A shame yes, but as long as the system is fair, that’s the nature of whisky nowadays. We just have to live with it and somehow manage. The situation is a struggle and infuriating at times. This explains why my usual constant stream of Cadenhead, Longrow, Springbank or even Hazelburn reviews have somewhat dried up of late. Actually being lucky enough to get your hands on the said release is proving tricky to put it mildly. At least this forces you to look away from the glaring bright lights of the big names and towards the downtrodden and ignored distilleries that are in stock. Examples recently include the Cadenheads Macduff 29 year old or the Dornoch Ben Nevis 21 year old. Less visible distilleries but still producing whisky in the single cask format that can be a match – or god forbid – superior to the attention seeking bling release.
Thankfully in all of this, there are places still out there to sample and experience whisky. Bars are a vital resource and perhaps are taken for granted. Friends and sample shares, whisky clubs etc. all come into this realm. However, there’s nothing more rewarding than finding solace in a well-stocked whisky list amidst comfortable surroundings. A pleasant setting that is devoid of the hipster shake appeal, ornate beers and emphasis on cocktails that have invaded so many watering holes today. A well-judged, reasonably priced whisky list is a wonderful thing and whilst not a dying commodity, we should celebrate these establishments more than ever before.

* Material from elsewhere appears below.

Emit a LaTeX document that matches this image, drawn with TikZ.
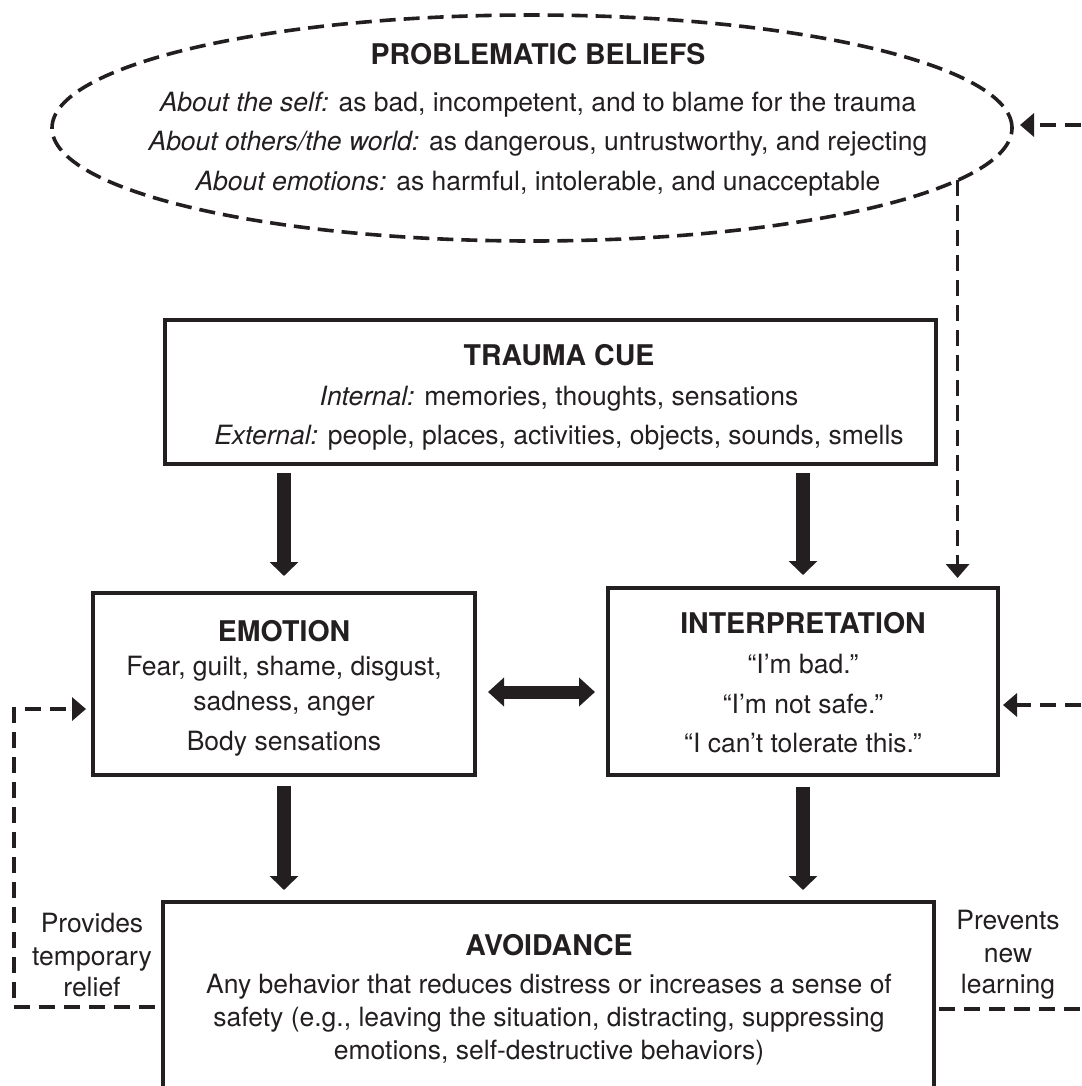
\documentclass[tikz,border=0pt]{standalone}
\usepackage{fontspec}
\setmainfont{TeX Gyre Heros}
\usetikzlibrary{arrows.meta,shapes.geometric,calc}
\definecolor{ink}{RGB}{35,31,32}
\tikzset{
  box/.style={draw=ink, line width=3.3pt, rectangle, inner sep=0pt, outer sep=0pt},
  oval/.style={draw=ink, line width=3.6pt, ellipse, inner sep=0pt, outer sep=0pt, dash pattern=on 16pt off 8pt},
  txt/.style={inner sep=0pt, anchor=base, text=ink, font=\fontsize{26.5}{30}\selectfont},
  ttl/.style={inner sep=0pt, anchor=base, text=ink, font=\fontsize{28.5}{32}\selectfont\bfseries},
  bigarrow/.style={draw=ink, line width=14pt, -{Triangle[width=28pt,length=14pt]}},
  dblarrow/.style={draw=ink, line width=13pt, {Triangle[width=28pt,length=16pt]}-{Triangle[width=28pt,length=16pt]}},
  dashline/.style={draw=ink, line width=3.7pt, dash pattern=on 16pt off 9pt},
  dasharrow/.style={dashline, -{Triangle[width=23pt,length=14pt]}}
}
\begin{document}
\begin{tikzpicture}[x=1pt,y=-1pt]
\useasboundingbox (0,0) rectangle (1081,1086);

% shapes
\node[oval, minimum width=960pt, minimum height=226pt] (beliefs) at (532,128) {};
\node[box, minimum width=771pt, minimum height=144pt] (trauma) at (550.5,392) {};
\node[box, minimum width=382pt, minimum height=182pt] (emotion) at (284,684) {};
\node[box, minimum width=390pt, minimum height=187pt] (interp) at (803,681.5) {};
\node[box, minimum width=771pt, minimum height=200pt] (avoid) at (548.5,1002) {};

% texts: beliefs
\node[ttl] (bt) at (538,65) {PROBLEMATIC BELIEFS};
\node[txt] (b1) at (538,112) {{\itshape About the self:} as bad, incompetent, and to blame for the trauma};
\node[txt] (b2) at (538,151) {{\itshape About others/the world:} as dangerous, untrustworthy, and rejecting};
\node[txt] (b3) at (538,190) {{\itshape About emotions:} as harmful, intolerable, and unacceptable};

% trauma cue
\node[ttl] (tt) at (559,365) {TRAUMA CUE};
\node[txt] (t1) at (559,405) {{\itshape Internal:} memories, thoughts, sensations};
\node[txt] (t2) at (559,444) {{\itshape External:} people, places, activities, objects, sounds, smells};

% emotion
\node[ttl] (et) at (284,641) {EMOTION};
\node[txt] (e1) at (284,675) {Fear, guilt, shame, disgust,};
\node[txt] (e2) at (284,710) {sadness, anger};
\node[txt] (e3) at (284,750) {Body sensations};

% interpretation
\node[ttl] (it) at (803,633) {INTERPRETATION};
\node[txt] (i1) at (803,673) {“I’m bad.”};
\node[txt] (i2) at (803,713) {“I’m not safe.”};
\node[txt] (i3) at (803,752) {“I can’t tolerate this.”};

% avoidance
\node[ttl] (at) at (549,955) {AVOIDANCE};
\node[txt] (a1) at (549,993) {Any behavior that reduces distress or increases a sense of};
\node[txt] (a2) at (549,1026) {safety (e.g., leaving the situation, distracting, suppressing};
\node[txt] (a3) at (549,1059) {emotions, self-destructive behaviors)};

% side labels
\node[txt] (p1) at (92,932) {Provides};
\node[txt] (p2) at (92,965) {temporary};
\node[txt] (p3) at (92,996) {relief};
\node[txt] (n1) at (1008,929) {Prevents};
\node[txt] (n2) at (1008,962) {new};
\node[txt] (n3) at (1008,993) {learning};

% solid arrows
\draw[bigarrow, shorten <=9pt, shorten >=17pt] (emotion.north |- trauma.south) -- (emotion.north);
\draw[bigarrow, shorten <=9pt, shorten >=13pt] (interp.north |- trauma.south) -- (interp.north);
\draw[bigarrow, shorten <=11pt, shorten >=12pt] (emotion.south) -- (emotion.south |- avoid.north);
\draw[bigarrow, shorten <=12pt, shorten >=12pt] (interp.south) -- (interp.south |- avoid.north);
\coordinate (dy) at (0,692);
\draw[dblarrow] ([xshift=13pt]emotion.east |- dy) -- ([xshift=-13pt]interp.west |- dy);

% dashed connectors
\draw[dasharrow, shorten >=10pt] (beliefs.-7) -- (beliefs.-7 |- interp.north);
\coordinate (rt) at (1081,125);
\draw[dasharrow, shorten >=8pt] (rt) -- (beliefs.east |- rt);
\coordinate (rm) at (1081,705);
\draw[dasharrow, shorten >=5pt] (rm) -- (interp.east |- rm);
\coordinate (rb) at (1081,1009);
\draw[dashline] ([xshift=5pt]avoid.east |- rb) -- (rb);
\coordinate (lb) at (14,1007);
\coordinate (lt) at (14,709);
\draw[dasharrow] ([xshift=-8pt]avoid.west |- lb) -- (lb) -- (lt) -- ([xshift=-7pt]emotion.west |- lt);
\end{tikzpicture}
\end{document}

It was thanks to the Dornoch Castle Whisky Bar that I have the chance to experience this single cask Longrow intended for the Japanese market. Matured in a first fill Amontillado sherry cask, distilled in 1996 before being bottled in 2011 at 56%, 564 bottles were produced. I’ve touched upon this type of sherry cask previously as part of a Deanston 10 year old review from way back in 2015! Check it out for the classification background.
Longrow 1996 14yo Whisky Live Tokyo – review
On the nose: very robust and coarse with red tartness. Cherries, blackcurrants, red liquorice, tobacco and cardamon. Almost verging on forceful but pulls its punches at the death leaving a mahogany aroma. There’s a herbal undercurrent as well, some thyme and basil amidst the cinder toffee and chocolate with raspberries towards the end. Quite a journey.
In the mouth: that texture oh it just grabs you immediately and refuses to let go. An array of flavours echoing the nose with tobacco, leather, walnuts, chocolate and liquorice. Strawberries pop up as does the peat, but there’s a harmony with the cask. Noticeably salty, coastal even on the plate which lingers into the finish.
A stonker of a combination. An epic 1st fill sherry match up with the peat of Campbeltown. A serious whisky not for everyone or those that flinch from sherry characteristics. I do prefer bourbon casks on the whole yet this release is irresistible. Want.